I don’t have much time to reflect this morning, but I did want to share a snapshot of our science and culture week (happens once a month.) We’ll be learning about Ecuador and the Galápagos Islands as well as Severe Weather. Lots of discussions on Charles Darwin, the theory of evolution, meteorology, emergency preparedness, and time outside.

I love these weeks!

Diary of a Homeschooled Kid

Before we started homeschooling, day to day was a bit of a mystery. Just like every family that chooses this educational path, we’ve had to feel things out, do a little research, and seek advice from trusted sources. Our first year there were growing pains, and many times I wondered if homeschooling was for us.

In year two, I feel like we’ve done a couple things right. One was creating a mission and vision for our homeschool that centers around the values we (me and my partner) want to instill in our kids: resilience, good problem solving, a strong sense of self, and strong relationships with others. We used the planning process laid out in The Joy of Slow by Leslie Martino who I heard on the Brave Writer podcast.

Once we knew our mission, it was easy enough to make sure all our activities for this year align with and serve in teaching these values. This helps us manage the second thing we’ve done right – leaving plenty of space in our routines for spontaneous learning and rest.

Our routine:

6:30ish – 9ish Our kid wakes up naturally (unless Mom’s alarm wakes him up accidentally – he’s right next to me sketching a very tall vehicle.) We eat breakfast as a family, get dressed, play, draw, maybe do an activity if I set one out the night before.

9ish – 11ish Most weeks of the month we’re doing a minimum 20 minutes of evidence-based reading and math instruction respectively (all designed by educators for homeschooling) plus whatever handwriting copywork I come up with. Sometimes it’s from a workbook, sometimes I find or write a passage for him to copy. Sometimes this takes 45 minutes, sometimes it takes 2 hours.

Every four weeks, during this time, we play catch-up with any reading or math lessons leftover from previous weeks. We do some sort of cultural study using library books, videos, and local experiences based on a curriculum called Torchlight K. We complete a unit of Mystery Science with various science videos and hands on experiments.

My son also goes to an outdoor homeschool pod two days a week for about 4 hours. There he’ll do nature study, social studies, ethics, and then whatever else the instructors want – often a lot of play and exploration of the students’ interests. On these days, I don’t do any homeschool myself and usually try to focus on being present with my youngest.

12ish-5ish Whatever we want or need to do! Rather than squeeze extracurriculars into the margins of our day, we get to do them well before dinner time. We may go explore a new park, swim, ride bikes, go to a museum, meet friends, make a fancy tea with read-alouds, attend a lego club at the library, attend a running club practice, watch videos on how to draw vehicles, pretend play, do laundry, or even just run errands.

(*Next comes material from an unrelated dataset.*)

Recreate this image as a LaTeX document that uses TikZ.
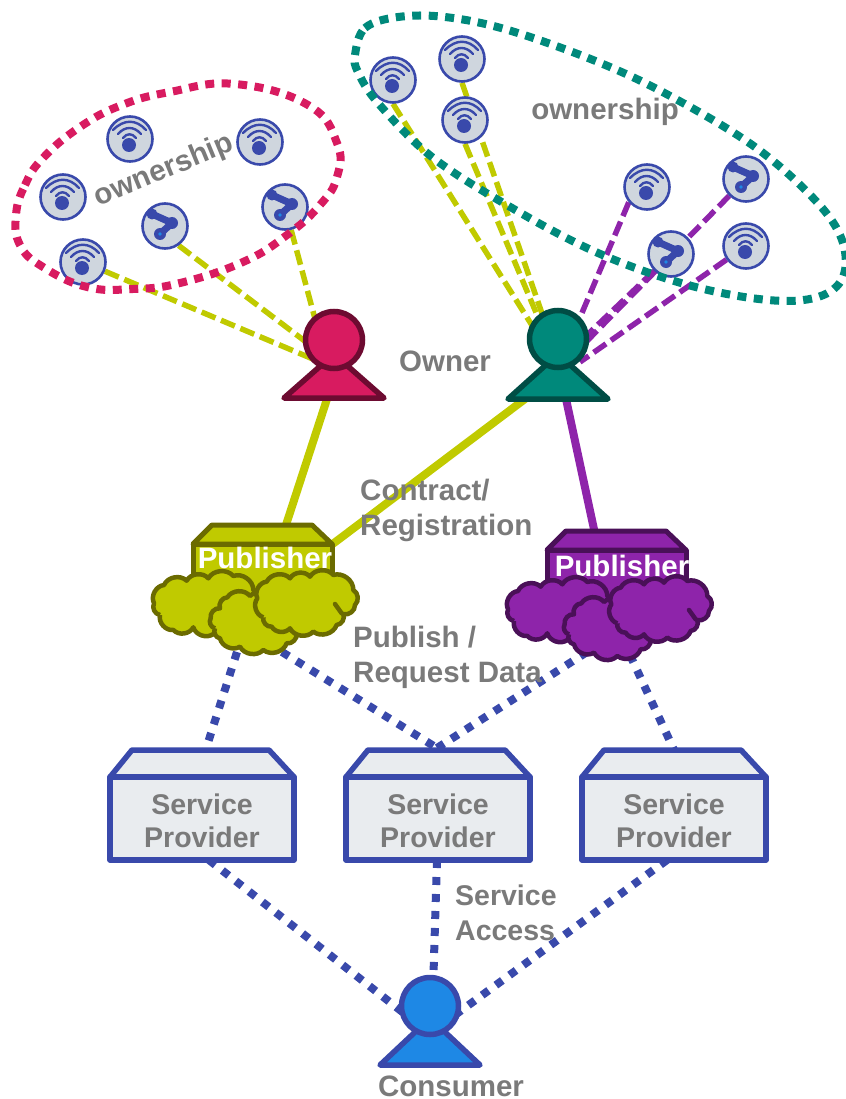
\documentclass[tikz,border=0pt]{standalone}
\usepackage{fontspec}
\setmainfont{Liberation Sans}
\definecolor{inkblue}{HTML}{3949AB}
\definecolor{devfill}{HTML}{CFD6DE}
\definecolor{boxfill}{HTML}{E9ECEF}
\definecolor{cyandot}{HTML}{1E88E5}
\definecolor{pinkc}{HTML}{D81B60}
\definecolor{pinkd}{HTML}{6D0B31}
\definecolor{tealc}{HTML}{00897B}
\definecolor{teald}{HTML}{004D45}
\definecolor{olivec}{HTML}{C0CA00}
\definecolor{olived}{HTML}{6B6B00}
\definecolor{purpc}{HTML}{8E24AA}
\definecolor{purpd}{HTML}{4A1058}
\definecolor{lblgray}{HTML}{7A7A7A}
\tikzset{
  devnode/.style={circle,draw=inkblue,fill=devfill,line width=2.6pt,minimum size=45pt,inner sep=0pt},
  lbl/.style={font=\fontsize{29.5}{35}\selectfont\bfseries,text=lblgray,inner sep=0pt,align=left},
  smalllbl/.style={font=\fontsize{28.5}{34}\selectfont\bfseries,text=lblgray,inner sep=0pt,align=left},
  publbl/.style={font=\fontsize{29.5}{35}\selectfont\bfseries,text=white,inner sep=0pt},
  splbl/.style={font=\fontsize{28.5}{34.5}\selectfont\bfseries,text=lblgray,align=center,inner sep=0pt},
  spbox/.style={draw=inkblue,fill=boxfill,line width=5.5pt,line join=round,minimum width=184pt,minimum height=83pt,inner sep=0pt,outer sep=0pt},
  sproof/.style={draw=inkblue,fill=boxfill,line width=5.5pt,line join=round},
  head/.style={circle,line width=5.5pt,minimum size=57pt,inner sep=0pt},
  dashline/.style={line width=5.5pt,dash pattern=on 15pt off 6pt},
  ownring/.style={line width=8pt,dash pattern=on 9pt off 7.5pt},
  solidline/.style={line width=8pt},
  dotline/.style={draw=inkblue,line width=8pt,dash pattern=on 8pt off 9pt},
  cloudbit/.style={line width=4.5pt,line join=round,every to/.style={bend left=55}},
  pubpart/.style={line width=5pt,line join=round},
}
\pgfdeclarelayer{behind}
\pgfsetlayers{behind,main}
% device glyphs
\newcommand{\wifidev}[3]{%
  \node[devnode] (#1) at (#2,#3) {};
  \begin{scope}[shift={(#2,#3)},draw=inkblue,line width=2.4pt,line cap=round]
    \fill[inkblue] (-1,6) circle (7);
    \draw (-17,-9) .. controls (-6,-20) and (6,-20) .. (16,-9);
    \draw (-12,-5) .. controls (-5,-13) and (4,-13) .. (11,-5);
    \draw (-7,-1) .. controls (-3,-6) and (2,-6) .. (6,-1);
  \end{scope}}
\newcommand{\linkdev}[3]{%
  \node[devnode] (#1) at (#2,#3) {};
  \begin{scope}[shift={(#2,#3)}]
    \draw[inkblue,line width=7pt,line cap=round,line join=round] (-13,-12) -- (7,-3) -- (-5,8);
    \fill[inkblue] (-13,-12) circle (5.5) (7,-3) circle (6) (-5,8) circle (6);
    \fill[cyandot] (-5,8) circle (1.8);
  \end{scope}}
% person: name, head x, head y, apex y, base half width, base y, fill, line
\newcommand{\person}[8]{%
  \draw[fill=#7,draw=#8,line width=5.5pt,line join=round] (#2-#5,#6) -- (#2,#4) -- (#2+#5,#6) -- cycle;
  \node[head,fill=#7,draw=#8] (#1) at (#2,#3) {};}
% publisher: name, dx, dy, fill, line, label x, label y
\newcommand{\publisher}[7]{%
  \begin{scope}[shift={(#2,#3)}]
    \draw[pubpart,fill=#4,draw=#5] (193,544) rectangle (332,600);
    \draw[pubpart,fill=#4,draw=#5] (193,544) -- (212,525) -- (312,525) -- (332,544) -- cycle;
  \end{scope}
  \node[publbl] (#1) at (#6,#7) {Publisher};
  \begin{scope}[shift={(#2,#3)}]
    \begin{scope}[shift={(140,510)},x=0.3333pt,y=-0.3333pt]
      \draw[cloudbit,fill=#4,draw=#5] (60,315) to (42,280) to (72,225) to (140,212) to (205,205) to (280,198) to (340,240) to (345,310) to (220,372) to (160,352) to (100,360) to (60,315);
      \draw[cloudbit,fill=#4,draw=#5] (225,355) to (212,325) to (240,295) to (262,262) to (330,258) to (400,270) to (470,370) to (440,400) to (370,420) to (300,410) to (240,385) to (225,355);
      \draw[cloudbit,fill=#4,draw=#5] (370,322) to (352,265) to (380,215) to (450,205) to (510,200) to (580,195) to (640,240) to (645,285) to (610,312) to (590,345) to (520,365) to (450,355) to (395,350) to (370,322);
      \draw[line width=4.5pt,draw=#5,line cap=round] (585,282) -- (605,310);
    \end{scope}
  \end{scope}}
% service provider: name, left x
\newcommand{\provider}[2]{%
  \draw[sproof] (#2,777) -- (#2+22,750) -- (#2+159,750) -- (#2+184,777) -- cycle;
  \node[spbox,anchor=north west] (#1) at (#2,777) {};
  \node[splbl,yshift=-2.5pt] (#1text) at (#1.center) {Service\\[-1pt]Provider};}
\begin{document}
\begin{tikzpicture}[x=1pt,y=-1pt]
\useasboundingbox (0,0) rectangle (845,1099);
% free connector ends
\coordinate (tA1) at (320,362);
\coordinate (tA2) at (310,345);
\coordinate (tA3) at (318,330);
\coordinate (tB1) at (533,327);
\coordinate (tB2) at (540,322);
\coordinate (tB3) at (546,325);
\coordinate (tB4) at (576,327);
\coordinate (tB5) at (585,343);
\coordinate (tB6) at (585,337);
\coordinate (tB7) at (580,362);
\coordinate (armA) at (327,399);
\coordinate (armB) at (525,399);
\coordinate (armC) at (566,399);
\coordinate (pubAtop) at (285,528);
\coordinate (pubAside) at (330,546);
\coordinate (pubBtop) at (595,534);
\coordinate (cloudA1) at (237,652);
\coordinate (cloudA2) at (282,652);
\coordinate (cloudB1) at (587,652);
\coordinate (cloudB2) at (630,655);
\coordinate (spA) at (205,752);
\coordinate (spB) at (437,748);
\coordinate (spC) at (675,752);
\coordinate (consL) at (405,1014);
\coordinate (consM) at (433,990);
\coordinate (consR) at (455,1015);
% devices
\wifidev{dA1}{130}{139}
\wifidev{dA2}{260}{142}
\wifidev{dA3}{63}{197}
\wifidev{dA4}{83}{262}
\linkdev{dA5}{165}{226}
\linkdev{dA6}{285}{207}
\wifidev{dB1}{393}{80}
\wifidev{dB2}{462}{59}
\wifidev{dB3}{465}{120}
\wifidev{dB4}{647}{187}
\linkdev{dB5}{746}{179}
\linkdev{dB6}{671}{254}
\wifidev{dB7}{746}{246}
% ownership rings
\draw[pinkc,ownring] plot[smooth cycle,tension=0.75] coordinates {(16,215) (25,185) (43,158) (80,127) (122,105) (170,92) (235,84) (308,105) (337,143) (337,177) (320,205) (287,235) (243,262) (180,283) (133,289) (87,287) (43,267) (20,245)};
\draw[tealc,ownring] plot[smooth cycle,tension=0.6] coordinates {(355,55) (365,28) (398,17) (445,17) (508,30) (598,62) (672,97) (755,147) (815,200) (842,240) (843,277) (818,297) (768,300) (688,285) (598,253) (512,208) (432,157) (378,103) (358,72)};
\node[lbl,rotate=22.4] (ownLabelA) at (164,171) {ownership};
\node[lbl] (ownLabelB) at (605,112) {ownership};
% people
\person{ownerA}{334}{340}{354}{50}{398}{pinkc}{pinkd}
\person{ownerB}{558}{339}{354}{50}{399}{tealc}{teald}
\person{consumer}{430}{1006}{1018}{50}{1065}{cyandot}{inkblue}
% publishers and providers
\publisher{pubA}{0}{0}{olivec}{olived}{265}{558}
\publisher{pubB}{354}{6}{purpc}{purpd}{622}{566}
\provider{sp1}{110}
\provider{sp2}{346}
\provider{sp3}{582}
% labels
\node[lbl] (ownerLabel) at (445,361) {Owner};
\node[lbl,anchor=base west] (contractA) at (360,500) {Contract/};
\node[lbl,anchor=base west] (contractB) at (360,535) {Registration};
\node[lbl,anchor=base west] (publishA) at (353,647) {Publish /};
\node[lbl,anchor=base west] (publishB) at (353,682) {Request Data};
\node[smalllbl,anchor=base west] (accessA) at (455,905) {Service};
\node[smalllbl,anchor=base west] (accessB) at (455,940) {Access};
\node[lbl,anchor=base] (consumerLabel) at (451,1096) {Consumer};
% connectors behind everything
\begin{pgfonlayer}{behind}
  \draw[olivec,dashline] (dA4) -- (tA1);
  \draw[olivec,dashline] (dA5.-55) -- (tA2);
  \draw[olivec,dashline] (dA6) -- (tA3);
  \draw[olivec,dashline] (dB1.south) -- (tB1);
  \draw[olivec,dashline] (dB3.south) -- (tB2);
  \draw[olivec,dashline] (dB2.south) -- (tB3);
  \draw[purpc,dashline] (dB4.-140) -- (tB4);
  \draw[purpc,dashline] (dB5.225) -- (tB5);
  \draw[purpc,dashline] (dB6.225) -- (tB6);
  \draw[purpc,dashline] (dB7.215) -- (tB7);
  \draw[olivec,solidline] (armA) -- (pubAtop);
  \draw[olivec,solidline] (armB) -- (pubAside);
  \draw[purpc,solidline] (armC) -- (pubBtop);
  \draw[dotline] (cloudA1) -- (spA);
  \draw[dotline] (cloudA2) -- (spB);
  \draw[dotline] (cloudB1) -- (spB);
  \draw[dotline] (cloudB2) -- (spC);
  \draw[dotline] ([xshift=7pt]sp1.south) -- (consL);
  \draw[dotline] ([xshift=-1pt]sp2.south) -- (consM);
  \draw[dotline] ([xshift=-7pt]sp3.south) -- (consR);
\end{pgfonlayer}
\end{tikzpicture}
\end{document}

On weekends, we also have Scouting America meetings or campouts plus all the other stuff public schooling families do. It’s a pretty sweet life!

Winter is coming

The days are growing longer. When I wake up it is deeply dark – maybe 4:30 am. I extricate my numb limbs from the bodies of my sleeping children, and I listen to their breathing as I slowly make my way to the kitchen. I turn on the little light by the French press pot. I breathe in the cold still air.

After almost two years of chronic sleep deprivation thanks to a long pregnancy and a willful baby, I finally feel rested enough to wake early. The early morning feels intimate, secret, slow. It’s the perfect time to reflect on my life, what’s working, what’s not…where I can find gratitude.

When you’re in it, thick in it, with little kids, it’s so hard to see the progress you’re making both as a mother and as an educational guide. I want to document the learning process beyond just shuffling cards around on Trello. I want to remember and (high five myself for) the wide-eyed moments when my homeschooling kid is on fire with new knowledge.

The day brings noise and slamming doors and little toy tripping hazards and coloring pages and markers everywhere. There is reading, math, and an endless stream of queries which I find delightful, exhausting, and occasionally the trigger of my existential dread. But here, in this journal, I will break it down, reassemble it, reflect, polish it, make it shine.